İlk başta sana kocaman bir gülümseme ile göz kırpan çöp adam karakteri Mr. A’yı çizerek başlıyor. Mr. A’yı soruyorum, Ne gibi özellikleri var? “Mr. A 30 senedir benimle; benim en yakın arkadaşım. O bir çizim, ama benim için aynı zamanda bir dil türü.” diyor André.
André’nin sokak sanatı eğlenceli, espritüel ve zaman zaman romantik. Sokak sanatının nesi onu bir parçası olmaya çektiğini sorduğumda “Bunun bir parçası olmayı istemedim, sadece ilk yapanlardan biriydim.” diyor. “Post-grafiti sanatından sorumlu olduğumu hissediyorum.” diye devam ediyor. Ve böyle hissetmek için her türlü hakkı var.
Sokaklardan gece kulüpleri gibi alışılır olmayan mekanlara, André kendine büyüleyici bir hayat yarattı. Hayalindeki konser line up’larını gösteren Dream Concert serisi dünyanın dört bir yanında sergilendi ve satıldı. Fantezilerin sanat eserlerinin iyi olması için büyük bir rolü olup olmadığını soruyorum, “Hayal gücü, fantezi ve hayaller yoksa sanat yoktur.” diye cevaplıyor.
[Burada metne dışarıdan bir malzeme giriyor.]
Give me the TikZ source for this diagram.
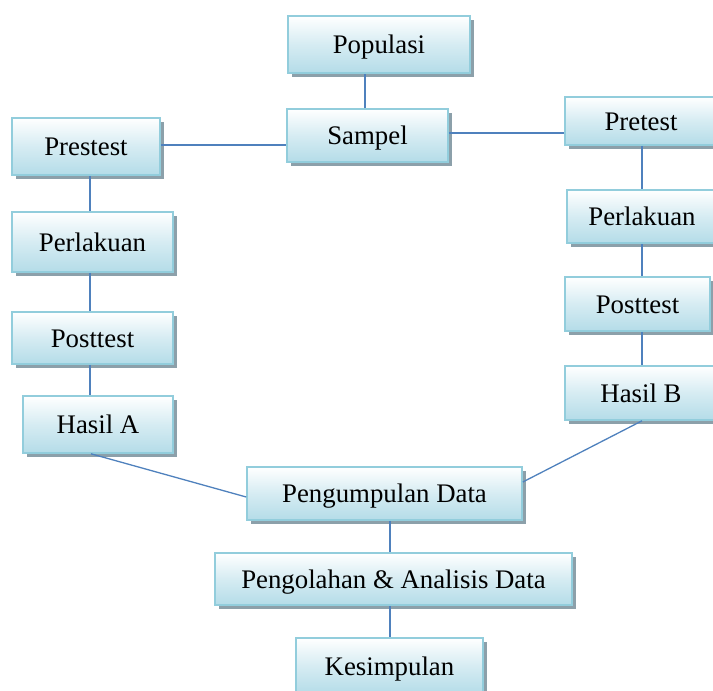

André, galeri duvarlarını pas geçerek Paris, New York ve Tokyo’da yer alan ve gece hayatını değiştiren popüler gece kulübü Le Baron’u açtı. Le Baron’un arkasındaki hikayeyi sordum, “Le Baron oniki senelik parti ve arkadaşların bir araya gelip keyifli zaman geçirdiği güzel bir maceraydı.” diyor. Bir gece kulübü sahibi olarak çok şey gördüğüne eminiz! Bize Le Baron’un çılgın gecelerinden birinden bir hikaye anlatabilir misin diye sorduğumda “Yaptığım işin sırrı bir türlü unutkan olmak.” diye cevaplıyor. Buna saygı duyuyorum.
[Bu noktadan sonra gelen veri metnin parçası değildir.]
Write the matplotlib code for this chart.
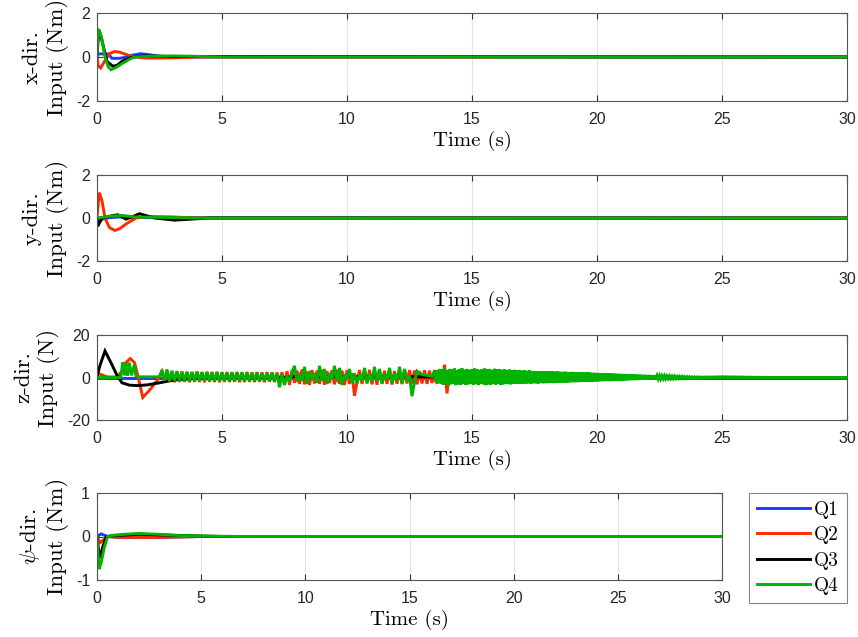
import numpy as np
import matplotlib
matplotlib.use("Agg")
import matplotlib.pyplot as plt
from matplotlib.lines import Line2D

plt.rcParams['mathtext.fontset'] = 'cm'
plt.rcParams['axes.unicode_minus'] = False

# ---------------- data ----------------
series_names = ["Q1", "Q2", "Q3", "Q4"]
series_colors = ["#1a3cff", "#ff2a00", "#000000", "#00b300"]

x_ticks = [0, 5, 10, 15, 20, 25, 30]
x_tick_labels = ["0", "5", "10", "15", "20", "25", "30"]

# x-direction input (Nm)
x_q1_t = [0, 0.45, 0.6, 0.9, 1.1, 1.4, 1.75, 2.1, 2.6, 3.5, 30]
x_q1_v = [0.14, 0.14, -0.06, -0.06, -0.02, 0.08, 0.15, 0.1, 0.02, 0, 0]
x_q2_t = [0, 0.05, 0.15, 0.3, 0.5, 0.7, 0.9, 1.2, 1.5, 2.0, 3.0, 4.0, 30]
x_q2_v = [0, -0.4, -0.5, -0.2, 0.15, 0.25, 0.22, 0.1, 0.0, -0.05, -0.04, 0, 0]
x_q3_t = [0, 0.05, 0.12, 0.25, 0.4, 0.63, 0.8, 1.0, 1.3, 1.6, 2.0, 3.0, 30]
x_q3_v = [0, 0.9, 1.1, 0.5, -0.2, -0.42, -0.38, -0.2, -0.05, 0.03, 0.05, 0.02, 0]
x_q4_t = [0, 0.05, 0.1, 0.2, 0.32, 0.45, 0.56, 0.8, 1.0, 1.3, 1.5, 2.0, 3.0, 4.0, 5.0, 30]
x_q4_v = [0, 1.24, 1.2, 0.8, 0.0, -0.45, -0.58, -0.45, -0.3, -0.1, 0.0, 0.03, 0.05, 0.03, 0, 0]

# y-direction input (Nm)
y_q1_t = [0, 0.05, 0.2, 0.5, 1.0, 2.0, 30]
y_q1_v = [0, -0.25, -0.05, 0.02, 0.05, 0.02, 0]
y_q2_t = [0, 0.09, 0.2, 0.32, 0.5, 0.72, 0.9, 1.2, 1.56, 2.0, 3.0, 4.0, 30]
y_q2_v = [0, 1.18, 0.8, 0.0, -0.45, -0.58, -0.5, -0.25, 0.0, 0.07, 0.05, 0, 0]
y_q3_t = [0, 0.03, 0.2, 0.5, 0.83, 1.16, 1.4, 1.7, 2.3, 3.1, 4.5, 30]
y_q3_v = [0, -0.38, 0.0, 0.08, 0.15, -0.05, 0.05, 0.2, 0.0, -0.1, 0, 0]
y_q4_t = [0, 0.5, 1.0, 1.5, 2.5, 4.0, 30]
y_q4_v = [0, 0.08, 0.12, 0.05, 0.03, 0, 0]

# z-direction input (N)
z_q1_t = [0, 30]
z_q1_v = [0, 0]
z_q3_t = [0, 0.1, 0.32, 0.6, 0.8, 1.0, 1.3, 1.6, 2.0, 2.5, 2.8, 3.2, 4, 5, 7.5, 8, 9, 10, 11, 12, 13, 14, 15, 20, 24, 25, 27, 30]
z_q3_v = [0, 5, 12.5, 6, 1, -2.5, -3.6, -3.8, -3.5, -2.5, -1.8, -1, -0.4, 0, 0, 0.5, 0.3, 0.5, 0.4, 0.5, 0.3, 0.2, 0, 0, 0, 0.2, 0, 0]

z_q2_early_t = [0, 0.2, 0.4, 0.8, 1.0, 1.15, 1.33, 1.5, 1.65, 1.83, 2.1, 2.4]
z_q2_early_v = [2, 1.2, 0.3, 0.2, 3, 7, 8.9, 7, 0, -9.4, -6, -1.5]
# samples every 0.1 s from 2.5 s
z_q2_osc_v = [
    0.5, 2.8, -2.2, 2.9, -2.0, 2.7, -2.2, 2.8, -2.1, 2.6,
    -2.0, 2.7, -2.2, 2.6, -2.0, 2.8, -2.1, 2.6, -2.2, 2.7,
    -2.0, 2.6, -2.1, 2.7, -2.2, 2.5, -2.0, 2.6, -2.1, 2.5,
    -2.0, 2.6, -2.2, 2.5, -2.1, 2.6, -2.0, 2.4, -2.1, 2.5,
    -2.0, 2.4, -2.2, 2.5, -2.0, 2.4, -2.1, 2.3, -2.0, 2.5,
    -3.0, 3.0, -3.5, 3.5, -2.5, 3.2, -3.0, 3.8, -3.2, 2.8,
    -3.5, 3.5, -2.8, 3.2, -3.0, 3.6, -3.4, 3.0, -2.6, 3.4,
    -3.2, 3.6, -3.0, 3.2, -3.5, 3.4, -3.0, 2.0, -8.6, -2.0,
    3.5, -3.0, 3.2, -2.8, 3.6, -3.2, 3.0, -3.4, 3.5, -2.8,
    3.2, -3.0, 3.6, -3.3, 3.0, -2.9, 3.4, -3.1, 3.2, -2.8,
    3.5, -3.0, 3.3, -3.2, 3.0, -2.8, 3.4, -3.0, 3.2, -2.6,
    3.5, -3.0, 3.2, -2.8, 6.0, -7.5, 3.0, -2.8, 3.2, -2.6,
    3.0, -2.8, 3.1, -2.7, 3.0, -2.6, 2.5, -2.4, 2.4, -2.3,
    2.2, -2.5, 2.3, -2.2, 2.0, -2.4, 2.2, -2.0, 2.0, -2.2,
    1.8, -1.8, 1.5, -1.5, 1.0, -0.8, 0.5, 0.0,
]

z_q4_early_t = [0, 0.95, 1.03, 1.1, 1.16, 1.22, 1.29, 1.38, 1.49, 1.56, 1.62, 2.4]
z_q4_early_v = [0, 0, 7.2, 1.0, 6.8, 0.8, 7.0, 1.0, 6.0, 0.5, 0.3, 0.3]
# samples every 0.1 s from 2.5 s to 13.4 s
z_q4_osc_v = [
    0.5, 3.5, -1.5, 3.8, -1.8, 3.2, -1.6, 3.0, -1.8, 2.8,
    -1.5, 2.6, -1.7, 2.5, -1.6, 2.6, -1.5, 2.4, -1.7, 2.5,
    -1.6, 2.3, -1.5, 2.4, -1.6, 2.3, -1.5, 2.2, -1.6, 2.4,
    -1.5, 2.2, -1.4, 2.3, -1.5, 2.2, -1.6, 2.1, -1.4, 2.2,
    -1.5, 2.0, -1.4, 2.1, -1.5, 2.2, -1.4, 2.0, -4.6, 1.5,
    -3.5, 1.0, -2.0, 2.0, 5.5, -2.0, 1.0, -1.5, 5.0, -3.0,
    3.0, -1.0, 2.0, -2.5, 5.5, -1.5, 4.0, -3.0, 2.0, -1.0,
    5.5, -2.0, 4.5, -3.5, 1.5, -1.0, 4.0, -2.5, 2.0, -3.0,
    1.5, -1.5, 4.5, -2.5, 1.0, -1.5, 5.0, -2.0, 4.0, -3.0,
    1.5, -1.0, 4.5, -2.5, 2.0, -2.0, 5.0, -2.5, 4.0, -1.0,
    1.0, -8.8, -2.0, 3.0, 2.0, 1.5, 1.2, 1.0, 0.8, 0.5,
]
# samples every 0.05 s from 13.5 s to 25 s
z_q4_late_v = [
    3.0, -2.0, 3.5, -2.5, 4.0, -2.8, 3.8, -3.5, 4.2, -3.0,
    3.6, -3.8, 4.0, -3.2, 3.8, -3.0, 4.2, -3.6, 3.5, -3.2,
    4.0, -3.5, 4.3, -3.0, 3.6, -3.4, 4.0, -3.2, 3.6, -3.0,
    3.8, -3.4, 4.2, -3.0, 4.0, -3.6, 3.5, -3.0, 3.9, -3.2,
    4.2, -3.6, 3.8, -3.2, 4.0, -3.4, 3.6, -3.0, 4.1, -3.3,
    3.8, -3.0, 4.0, -3.5, 3.6, -3.2, 3.8, -3.0, 3.5, -3.1,
    3.7, -3.2, 3.4, -2.9, 3.6, -3.0, 3.3, -2.8, 3.5, -3.0,
    3.2, -2.8, 3.4, -2.9, 3.1, -2.7, 3.3, -2.8, 3.0, -2.7,
    3.0, -2.7, 2.9, -2.8, 3.0, -2.6, 2.9, -2.7, 2.8, -2.6,
    2.9, -2.6, 2.8, -2.5, 2.9, -2.6, 2.7, -2.5, 2.8, -2.4,
    2.7, -2.4, 2.6, -2.4, 2.7, -2.3, 2.6, -2.3, 2.5, -2.2,
    2.6, -2.2, 2.5, -2.2, 2.4, -2.1, 2.5, -2.1, 2.4, -2.0,
    2.3, -2.0, 2.4, -2.0, 2.3, -1.9, 2.2, -1.9, 2.2, -1.8,
    2.1, -1.8, 2.1, -1.7, 2.0, -1.7, 2.0, -1.6, 1.9, -1.6,
    1.9, -1.6, 1.8, -1.5, 1.8, -1.5, 1.7, -1.4, 1.7, -1.4,
    1.6, -1.4, 1.6, -1.3, 1.5, -1.3, 1.5, -1.2, 1.4, -1.2,
    1.4, -1.1, 1.3, -1.1, 1.3, -1.0, 1.2, -1.0, 1.2, -0.9,
    1.1, -0.9, 1.1, -0.8, 1.0, -0.8, 1.0, -0.7, 0.9, -0.7,
    0.9, -0.7, 0.8, -0.6, 0.8, -0.6, 0.7, -0.5, 0.7, -0.5,
    0.6, -0.5, 0.6, -0.4, 0.5, -0.4, 0.5, -0.3, 0.5, -0.3,
    0.4, -0.3, 0.4, -0.3, 0.35, -0.25, 0.3, -0.2, 0.3, -0.2,
    0.25, -0.2, 0.25, -0.15, 0.2, -0.15, 0.2, -0.1, 0.15, -0.1,
    0.15, -0.1, 0.1, -0.05, 0.1, -0.05, 0.05, 0.0, 0.05, 0.0,
]

# psi-direction input (Nm)
p_q1_t = [0, 0.2, 0.5, 1.0, 3.0, 5.0, 30]
p_q1_v = [0, 0.06, 0.0, -0.02, -0.02, 0, 0]
p_q2_t = [0, 0.15, 0.5, 1.0, 3.0, 5.0, 30]
p_q2_v = [0, -0.14, 0.0, -0.02, -0.02, 0, 0]
p_q3_t = [0, 0.12, 0.3, 0.45, 0.8, 2.0, 3.5, 6.0, 30]
p_q3_v = [0, -0.5, -0.2, 0.0, 0.02, 0.05, 0.03, 0, 0]
p_q4_t = [0, 0.1, 0.2, 0.35, 0.51, 0.8, 1.3, 2.0, 3.0, 4.0, 5.0, 7.0, 30]
p_q4_v = [0, -0.75, -0.6, -0.25, 0.0, 0.03, 0.05, 0.07, 0.05, 0.02, 0.01, 0, 0]


def build_series(early_t, early_v, segments):
    """segments: list of (start_time, step, values) sampled uniformly."""
    ts = [np.asarray(early_t, float)]
    vs = [np.asarray(early_v, float)]
    for start, step, vals in segments:
        ts.append(start + step * np.arange(len(vals)))
        vs.append(np.asarray(vals, float))
    ts.append(np.array([30.0]))
    vs.append(np.array([0.0]))
    return np.concatenate(ts), np.concatenate(vs)


z_q2_t, z_q2_v = build_series(z_q2_early_t, z_q2_early_v, [(2.5, 0.1, z_q2_osc_v)])
z_q4_t, z_q4_v = build_series(z_q4_early_t, z_q4_early_v,
                              [(2.5, 0.1, z_q4_osc_v), (13.5, 0.05, z_q4_late_v)])

panels = [
    dict(series=[(x_q1_t, x_q1_v), (x_q2_t, x_q2_v), (x_q3_t, x_q3_v), (x_q4_t, x_q4_v)],
         ylim=(-2, 2), yticks=[-2, 0, 2], ylabels=["-2", "0", "2"],
         label="x-dir.\nInput (Nm)"),
    dict(series=[(y_q1_t, y_q1_v), (y_q2_t, y_q2_v), (y_q3_t, y_q3_v), (y_q4_t, y_q4_v)],
         ylim=(-2, 2), yticks=[-2, 0, 2], ylabels=["-2", "0", "2"],
         label="y-dir.\nInput (Nm)"),
    dict(series=[(z_q1_t, z_q1_v), (z_q2_t, z_q2_v), (z_q3_t, z_q3_v), (z_q4_t, z_q4_v)],
         ylim=(-20, 20), yticks=[-20, 0, 20], ylabels=["-20", "0", "20"],
         label="z-dir.\nInput (N)"),
    dict(series=[(p_q1_t, p_q1_v), (p_q2_t, p_q2_v), (p_q3_t, p_q3_v), (p_q4_t, p_q4_v)],
         ylim=(-1, 1), yticks=[-1, 0, 1], ylabels=["-1", "0", "1"],
         label="$\\psi$-dir.\nInput (Nm)"),
]

# ---------------- layout ----------------
W, H = 858, 637
fig = plt.figure(figsize=(W / 100, H / 100), dpi=100)

boxes = [  # left, top, right, bottom in pixels
    (97, 13, 847, 101),
    (97, 175, 847, 261),
    (97, 335, 847, 420),
    (97, 493, 722, 580),
]

serif = 'cmr10'
tick_font = 'Liberation Sans'
edge = '#555555'
lw = 2.1

for p, (l, t, r, b) in zip(panels, boxes):
    ax = fig.add_axes([l / W, 1 - b / H, (r - l) / W, (b - t) / H])
    for (tt, vv), c in zip(p['series'], series_colors):
        ax.plot(tt, vv, color=c, lw=lw, solid_joinstyle='miter')
    ax.set_xlim(0, 30)
    ax.set_ylim(*p['ylim'])
    ax.set_xticks(x_ticks)
    ax.set_xticklabels(x_tick_labels, fontfamily=tick_font, fontsize=11.5, color='#262626')
    ax.set_yticks(p['yticks'])
    ax.set_yticklabels(p['ylabels'], fontfamily=tick_font, fontsize=11.5, color='#262626')
    ax.grid(axis='x', color='#e3e3e3', lw=0.8)
    ax.set_axisbelow(True)
    ax.tick_params(direction='in', top=True, right=True, length=4, width=0.8,
                   color='#333333')
    ax.tick_params(axis='x', pad=8)
    ax.tick_params(axis='y', pad=5)
    for s in ax.spines.values():
        s.set_color(edge)
        s.set_linewidth(0.8)
    ax.set_xlabel("Time (s)", fontfamily=serif, fontsize=15, labelpad=3)
    ax.set_ylabel(p['label'], fontfamily=serif, fontsize=16.5, labelpad=5,
                  linespacing=1.25)

handles = [Line2D([], [], color=c, lw=lw) for c in series_colors]
leg = fig.legend(handles, series_names, loc='upper left',
                 bbox_to_anchor=(749 / W, 1 - 493 / H),
                 prop={'family': serif, 'size': 14},
                 frameon=True, fancybox=False, handlelength=2.75,
                 labelspacing=0.38, borderpad=0.4, handletextpad=0.2,
                 borderaxespad=0)
leg.get_frame().set_edgecolor('#666666')
leg.get_frame().set_linewidth(0.8)

fig.savefig("out.png", dpi=100)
Yetenekli André, Louis Vuitton, Chanel, Sonia Rykiel ve Converse gibi çok sayıda moda markası ile bir takım işbirlikleri de yaptı. Soruyorum; moda hayatının neresinde yer alıyor? Espirili bir şekilde, “Moda dolabımın içinde yer alıyor.” diyor.
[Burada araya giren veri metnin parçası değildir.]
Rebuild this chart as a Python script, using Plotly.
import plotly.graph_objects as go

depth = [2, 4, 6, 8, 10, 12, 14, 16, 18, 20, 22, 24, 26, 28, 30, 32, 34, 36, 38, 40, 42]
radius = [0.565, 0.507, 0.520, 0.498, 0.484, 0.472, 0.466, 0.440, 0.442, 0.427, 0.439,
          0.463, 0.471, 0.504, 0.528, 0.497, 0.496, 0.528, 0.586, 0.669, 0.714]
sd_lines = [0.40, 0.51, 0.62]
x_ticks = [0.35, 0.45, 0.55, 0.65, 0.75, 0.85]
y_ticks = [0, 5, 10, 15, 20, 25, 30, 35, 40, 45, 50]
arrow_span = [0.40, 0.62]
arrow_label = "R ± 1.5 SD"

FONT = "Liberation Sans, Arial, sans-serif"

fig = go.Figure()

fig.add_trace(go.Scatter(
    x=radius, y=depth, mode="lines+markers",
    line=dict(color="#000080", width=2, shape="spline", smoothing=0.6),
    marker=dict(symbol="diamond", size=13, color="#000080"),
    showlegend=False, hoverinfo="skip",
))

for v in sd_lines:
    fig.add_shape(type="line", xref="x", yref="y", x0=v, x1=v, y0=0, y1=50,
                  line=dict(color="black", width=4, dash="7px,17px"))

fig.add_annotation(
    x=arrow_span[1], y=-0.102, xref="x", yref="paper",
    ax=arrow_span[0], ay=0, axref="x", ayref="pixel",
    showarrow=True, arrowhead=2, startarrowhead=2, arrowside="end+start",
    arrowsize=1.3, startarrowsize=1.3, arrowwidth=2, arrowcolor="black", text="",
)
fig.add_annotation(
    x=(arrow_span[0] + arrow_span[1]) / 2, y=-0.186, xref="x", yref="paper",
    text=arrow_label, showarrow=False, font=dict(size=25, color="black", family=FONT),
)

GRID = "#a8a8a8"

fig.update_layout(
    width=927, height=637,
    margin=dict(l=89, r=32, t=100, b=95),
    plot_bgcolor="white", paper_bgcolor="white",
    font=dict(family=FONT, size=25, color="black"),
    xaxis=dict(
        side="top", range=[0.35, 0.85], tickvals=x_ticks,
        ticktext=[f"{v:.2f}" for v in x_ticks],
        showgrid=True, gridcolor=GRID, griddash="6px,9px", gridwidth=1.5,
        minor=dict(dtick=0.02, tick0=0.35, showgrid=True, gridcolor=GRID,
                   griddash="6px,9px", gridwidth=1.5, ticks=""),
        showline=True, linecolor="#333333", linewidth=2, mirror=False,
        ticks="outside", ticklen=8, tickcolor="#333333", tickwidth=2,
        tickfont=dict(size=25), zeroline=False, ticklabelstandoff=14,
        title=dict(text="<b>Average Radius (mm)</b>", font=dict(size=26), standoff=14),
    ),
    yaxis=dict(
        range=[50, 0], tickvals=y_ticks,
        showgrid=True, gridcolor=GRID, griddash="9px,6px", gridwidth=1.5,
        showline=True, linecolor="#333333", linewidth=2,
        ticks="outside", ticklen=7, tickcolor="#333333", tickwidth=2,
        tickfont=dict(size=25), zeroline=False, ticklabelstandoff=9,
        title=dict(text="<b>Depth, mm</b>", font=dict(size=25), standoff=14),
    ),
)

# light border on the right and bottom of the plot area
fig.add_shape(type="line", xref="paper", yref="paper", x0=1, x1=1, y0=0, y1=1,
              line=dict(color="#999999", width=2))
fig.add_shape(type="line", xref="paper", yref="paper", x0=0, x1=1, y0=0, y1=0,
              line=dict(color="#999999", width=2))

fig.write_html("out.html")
Bitirirken, sırada ne var diye soruyorum. Önünde yeni projeler var mı? “Bu soruyu cevaplarken yeni barım “The Friend”i açma çalışmalarına devam etmek için gittiğim Los Angeles için uçağa biniyorum.“ diye cevap veriyor.
Şüphesiz bu mekan da yıkılacak. André ne yaparsa, biz varız.